== PROBLEM ==
Set down word for word the lines running from the line with "Clone this chart in matplotlib." to the line with "bloom_labels = ['20\n(64.5%)', '3\n(10%)', '7\n(22.5%)', '1']", ends included. Skip every picture.

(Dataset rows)
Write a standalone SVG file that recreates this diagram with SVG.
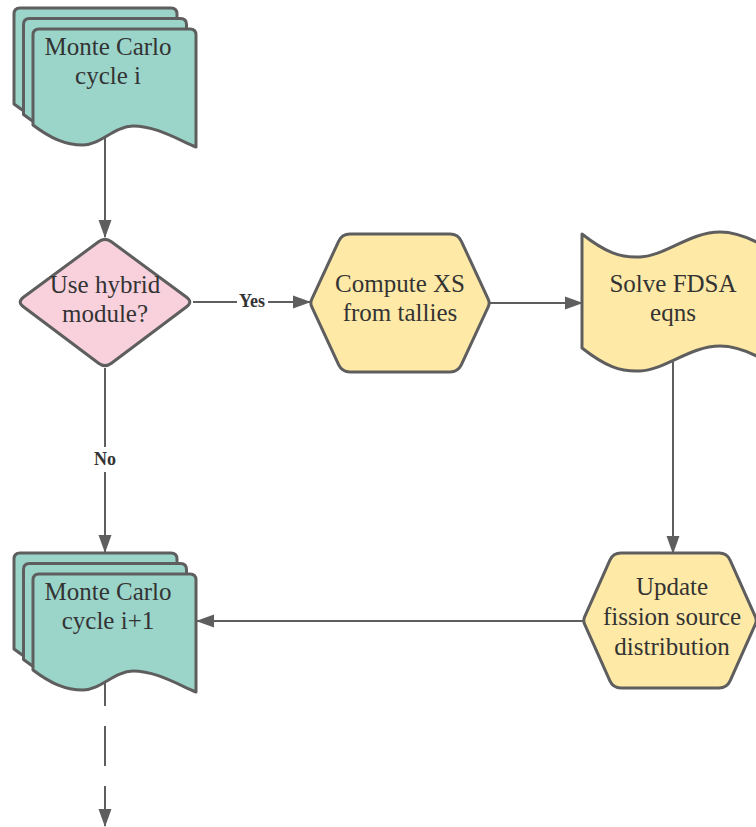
<svg xmlns="http://www.w3.org/2000/svg" xmlns:xlink="http://www.w3.org/1999/xlink" width="756" height="827" viewBox="0 0 756 827">
<style>
.shape{stroke:#5e5e5e;stroke-width:3;stroke-linejoin:round}
.teal{fill:#9bd5ca}
.pink{fill:#f8d1dd}
.yellow{fill:#fee9a6}
.t{font-family:"Liberation Serif","Times New Roman",serif;font-size:25px;fill:#333333;text-anchor:middle}
.lbl{font-family:"Liberation Serif","Times New Roman",serif;font-size:18px;font-weight:bold;fill:#333333;text-anchor:middle}
.conn{stroke:#5e5e5e;stroke-width:2;fill:none}
</style>
<defs>
<marker id="arr" markerUnits="userSpaceOnUse" markerWidth="18" markerHeight="14" refX="17" refY="7" orient="auto">
<path d="M0,0.5 L18,7 L0,13.5 Z" fill="#5e5e5e"/>
</marker>
<path id="sheet" d="M0,6 Q0,0 6,0 L157,0 Q163,0 163,6 L163,118 C142,109 122,97 100,97 C82,97 67,116 50,116 C32,116 17,109 0,96 Z"/>
</defs>
<rect width="756" height="827" fill="#ffffff"/>
<g id="connectors">
<line class="conn" x1="105" y1="130" x2="105" y2="237" marker-end="url(#arr)"/>
<line class="conn" x1="193" y1="302" x2="310" y2="302" marker-end="url(#arr)"/>
<rect x="237" y="290" width="31" height="20" fill="#ffffff"/>
<text class="lbl" x="252" y="307">Yes</text>
<line class="conn" x1="490" y1="303" x2="582" y2="303" marker-end="url(#arr)"/>
<line class="conn" x1="673" y1="362" x2="673" y2="553" marker-end="url(#arr)"/>
<line class="conn" x1="583" y1="621" x2="197" y2="621" marker-end="url(#arr)"/>
<line class="conn" x1="105" y1="368" x2="105" y2="552" marker-end="url(#arr)"/>
<rect x="90" y="447" width="30" height="25" fill="#ffffff"/>
<text class="lbl" x="105" y="465">No</text>
<line class="conn" x1="105" y1="666" x2="105" y2="826" stroke-dasharray="40 20" marker-end="url(#arr)"/>
</g>
<g id="mc-cycle-i">
<use xlink:href="#sheet" href="#sheet" x="14" y="8" class="shape teal"/>
<use xlink:href="#sheet" href="#sheet" x="23.5" y="18.5" class="shape teal"/>
<use xlink:href="#sheet" href="#sheet" x="33" y="29" class="shape teal"/>
<text class="t" x="108" y="55">Monte Carlo</text>
<text class="t" x="108" y="84">cycle i</text>
</g>
<g id="use-hybrid">
<path class="shape pink" d="M23.4,297.2 L98.6,241.8 Q105,237 111.4,241.8 L186.6,297.2 Q193,302 186.6,306.8 L111.4,363.2 Q105,368 98.6,363.2 L23.4,306.8 Q17,302 23.4,297.2 Z"/>
<text class="t" x="105" y="293">Use hybrid</text>
<text class="t" x="105" y="322">module?</text>
</g>
<g id="compute-xs">
<path class="shape yellow" d="M311.7,299.4 L338.6,241.3 Q342,234 350,234 L450,234 Q458,234 461.4,241.3 L488.3,299.4 Q490,303 488.3,306.6 L461.4,364.7 Q458,372 450,372 L350,372 Q342,372 338.6,364.7 L311.7,306.6 Q310,303 311.7,299.4 Z"/>
<text class="t" x="400" y="292">Compute XS</text>
<text class="t" x="400" y="321">from tallies</text>
</g>
<g id="solve-fdsa">
<path class="shape yellow" d="M582,234 C605,252 620,258 640,257 C665,256 690,232 720,232 C735,232 750,238 764,246 L764,360 C750,352 735,346 720,346 C690,346 665,370 640,371 C620,372 605,366 582,348 Z"/>
<text class="t" x="673" y="292">Solve FDSA</text>
<text class="t" x="673" y="321">eqns</text>
</g>
<g id="update-fission">
<path class="shape yellow" d="M584.6,616.8 L609.8,560.3 Q613,553 621,553 L719,553 Q727,553 730.2,560.3 L755.4,616.8 Q757,620.5 755.4,624.2 L730.2,680.7 Q727,688 719,688 L621,688 Q613,688 609.8,680.7 L584.6,624.2 Q583,620.5 584.6,616.8 Z"/>
<text class="t" x="672" y="595">Update</text>
<text class="t" x="672" y="625">fission source</text>
<text class="t" x="672" y="655">distribution</text>
</g>
<g id="mc-cycle-i1">
<use xlink:href="#sheet" href="#sheet" x="14" y="553" class="shape teal"/>
<use xlink:href="#sheet" href="#sheet" x="23.5" y="563.5" class="shape teal"/>
<use xlink:href="#sheet" href="#sheet" x="33" y="574" class="shape teal"/>
<text class="t" x="108" y="600">Monte Carlo</text>
<text class="t" x="108" y="629">cycle i+1</text>
</g>
</svg>
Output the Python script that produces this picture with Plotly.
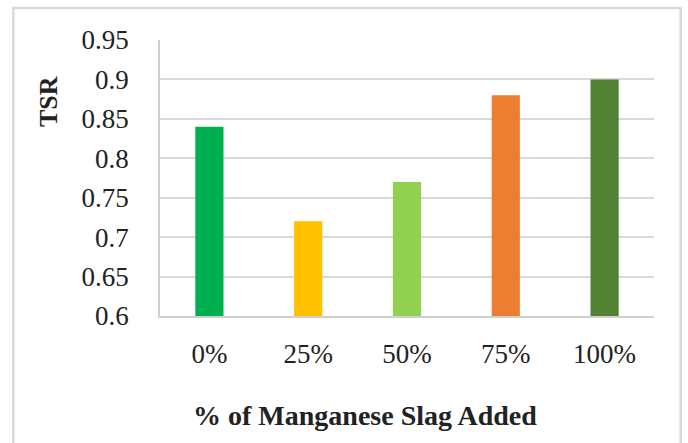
import plotly.graph_objects as go

# values
categories = ["0%", "25%", "50%", "75%", "100%"]
tsr = [0.84, 0.72, 0.77, 0.88, 0.90]
bar_colors = ["#00B050", "#FFC000", "#92D050", "#ED7D31", "#548235"]
y_ticks = [0.6, 0.65, 0.7, 0.75, 0.8, 0.85, 0.9, 0.95]
y_tick_text = ["0.6", "0.65", "0.7", "0.75", "0.8", "0.85", "0.9", "0.95"]

fig = go.Figure(go.Bar(
    x=categories, y=tsr,
    marker=dict(color=bar_colors, line=dict(width=0)),
    width=0.285,
))

font_family = "Liberation Serif"

fig.update_layout(
    width=688, height=443,
    margin=dict(l=160, r=34, t=40, b=127, autoexpand=False),
    paper_bgcolor="white", plot_bgcolor="white",
    showlegend=False,
    font=dict(family=font_family, size=27, color="#222222"),
    xaxis=dict(
        showgrid=False, showline=True, linecolor="#d0d0d0", linewidth=1.5,
        ticks="", ticklabelstandoff=13,
        tickfont=dict(size=27),
    ),
    yaxis=dict(
        range=[0.6, 0.95], tickvals=y_ticks, ticktext=y_tick_text,
        showgrid=True, gridcolor="#d9d9d9", gridwidth=1.5,
        showline=True, linecolor="#d0d0d0", linewidth=1.5,
        zeroline=False, ticks="", ticklabelstandoff=24,
        tickfont=dict(size=27),
    ),
    annotations=[
        dict(text="<b>% of Manganese Slag Added</b>", xref="paper", yref="paper",
             x=0.415, y=-0.362, xanchor="center", yanchor="middle",
             showarrow=False, font=dict(size=28)),
        dict(text="<b>TSR</b>", xref="paper", yref="paper", textangle=-90,
             x=-0.2267, y=0.775, xanchor="center", yanchor="middle",
             showarrow=False, font=dict(size=26)),
    ],
    shapes=[dict(
        type="rect", xref="paper", yref="paper",
        x0=-0.297, x1=1.054, y0=-0.6, y1=1.116,
        line=dict(color="#d9d9d9", width=2.5), fillcolor="rgba(0,0,0,0)",
        layer="below",
    )],
)

fig.write_html("out.html", config={"displayModeBar": False},
               post_script="document.body.style.margin='0px';")
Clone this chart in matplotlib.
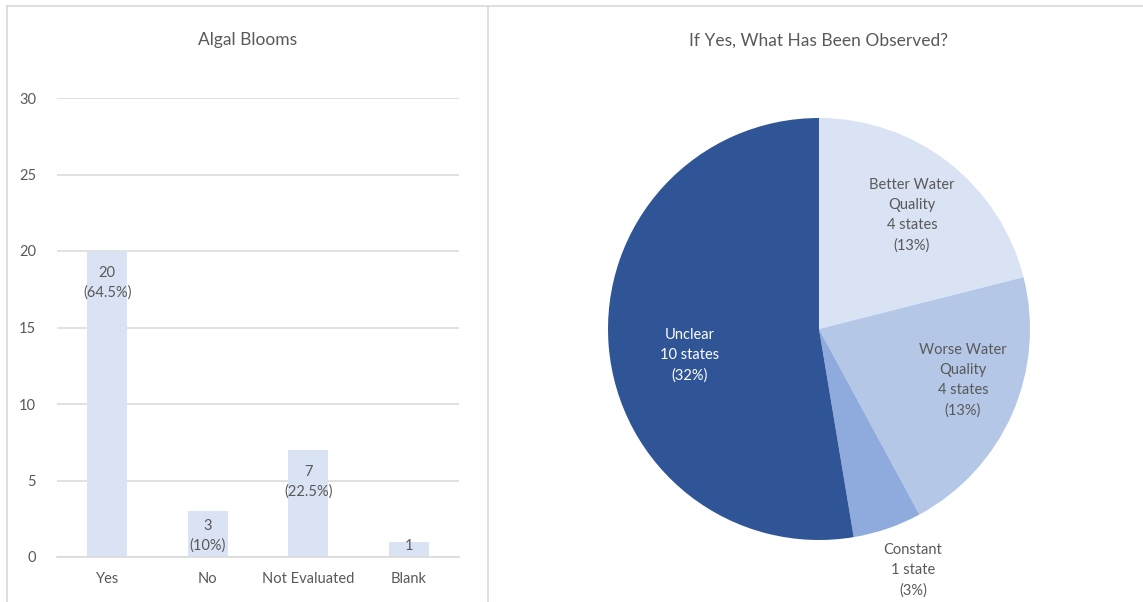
import matplotlib.pyplot as plt
from matplotlib.lines import Line2D

plt.rcParams['font.family'] = ['Lato', 'DejaVu Sans']

# Survey counts for the bar chart
bloom_categories = ['Yes', 'No', 'Not Evaluated', 'Blank']
bloom_counts = [20, 3, 7, 1]
bloom_labels = ['20\n(64.5%)', '3\n(10%)', '7\n(22.5%)', '1']

# Breakdown of the "Yes" answers for the pie chart
observed_categories = ['Better Water\nQuality', 'Worse Water\nQuality', 'Constant', 'Unclear']
observed_states = [4, 4, 1, 10]
observed_labels = ['Better Water\nQuality\n4 states\n(13%)',
                   'Worse Water\nQuality\n4 states\n(13%)',
                   'Constant\n1 state\n(3%)',
                   'Unclear\n10 states\n(32%)']

TEXT = '#595959'
GRID = '#D9D9D9'
W, H = 1143, 602

fig = plt.figure(figsize=(W / 100, H / 100), dpi=100)


def px_box(x0, y0, x1, y1):
    # pixel box (top-left origin) -> figure fraction rect
    return [x0 / W, 1 - y1 / H, (x1 - x0) / W, (y1 - y0) / H]


# panel frames
for xs, ys in [([7, 7], [6, 602]), ([488, 488], [6, 602]), ([7, 1143], [6, 6])]:
    fig.add_artist(Line2D([x / W for x in xs], [1 - y / H for y in ys],
                          color=GRID, lw=1.2, transform=fig.transFigure))

# ---- bar chart ----
ax = fig.add_axes(px_box(57, 98, 459, 557))
x = range(len(bloom_categories))
ax.bar(x, bloom_counts, width=0.4, color='#DAE3F3', zorder=2)
ax.set_xlim(-0.5, 3.5)
ax.set_ylim(0, 30)
ax.set_yticks(range(0, 31, 5))
ax.set_xticks(list(x))
ax.set_xticklabels(bloom_categories)
ax.tick_params(length=0, colors=TEXT, labelsize=10.5)
ax.tick_params(axis='y', pad=15)
ax.tick_params(axis='x', pad=11)
ax.grid(axis='y', color=GRID, lw=1.1, zorder=0)
for s in ['top', 'right', 'left']:
    ax.spines[s].set_visible(False)
ax.spines['bottom'].set_color(GRID)
ax.spines['bottom'].set_linewidth(1.1)
fig.text(248 / W, 1 - 40 / H, 'Algal Blooms', ha='center', va='center',
         color=TEXT, fontsize=12.5)

px_per_unit = (557 - 98) / 30
for i, (v, lab) in enumerate(zip(bloom_counts, bloom_labels)):
    block = 20 * (lab.count('\n') + 1) - 4
    off = min(15, v * px_per_unit - block - 2)
    ax.annotate(lab, (i, v), xytext=(0, -off), textcoords='offset pixels',
                ha='center', va='top', color=TEXT, fontsize=10.5,
                linespacing=1.5, zorder=3)

# ---- pie chart ----
cx, cy, r = 819, 329, 211
pax = fig.add_axes(px_box(cx - r, cy - r, cx + r, cy + r))
pax.pie(observed_states, colors=['#DAE3F3', '#B4C7E7', '#8FAADC', '#2F5597'],
        startangle=90, counterclock=False, radius=1)
pax.set_xlim(-1, 1)
pax.set_ylim(-1, 1)
pax.set_aspect('equal')
pax.axis('off')

label_pos = [(912, 215), (963, 380), (913, 570), (690, 355)]
label_col = [TEXT, TEXT, TEXT, 'white']
for lab, (lx, ly), c in zip(observed_labels, label_pos, label_col):
    pax.text((lx - cx) / r, (cy - ly) / r, lab, ha='center', va='center',
             color=c, fontsize=10.5, linespacing=1.55, clip_on=False)

fig.text(cx / W, 1 - 41 / H, 'If Yes, What Has Been Observed?', ha='center',
         va='center', color=TEXT, fontsize=12.5)

fig.savefig('out.png', dpi=100, facecolor='white')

== RESULT OF THE EXERCISE ==
Clone this chart in matplotlib.
import matplotlib.pyplot as plt
from matplotlib.lines import Line2D

plt.rcParams['font.family'] = ['Lato', 'DejaVu Sans']

# Survey counts for the bar chart
bloom_categories = ['Yes', 'No', 'Not Evaluated', 'Blank']
bloom_counts = [20, 3, 7, 1]
bloom_labels = ['20\n(64.5%)', '3\n(10%)', '7\n(22.5%)', '1']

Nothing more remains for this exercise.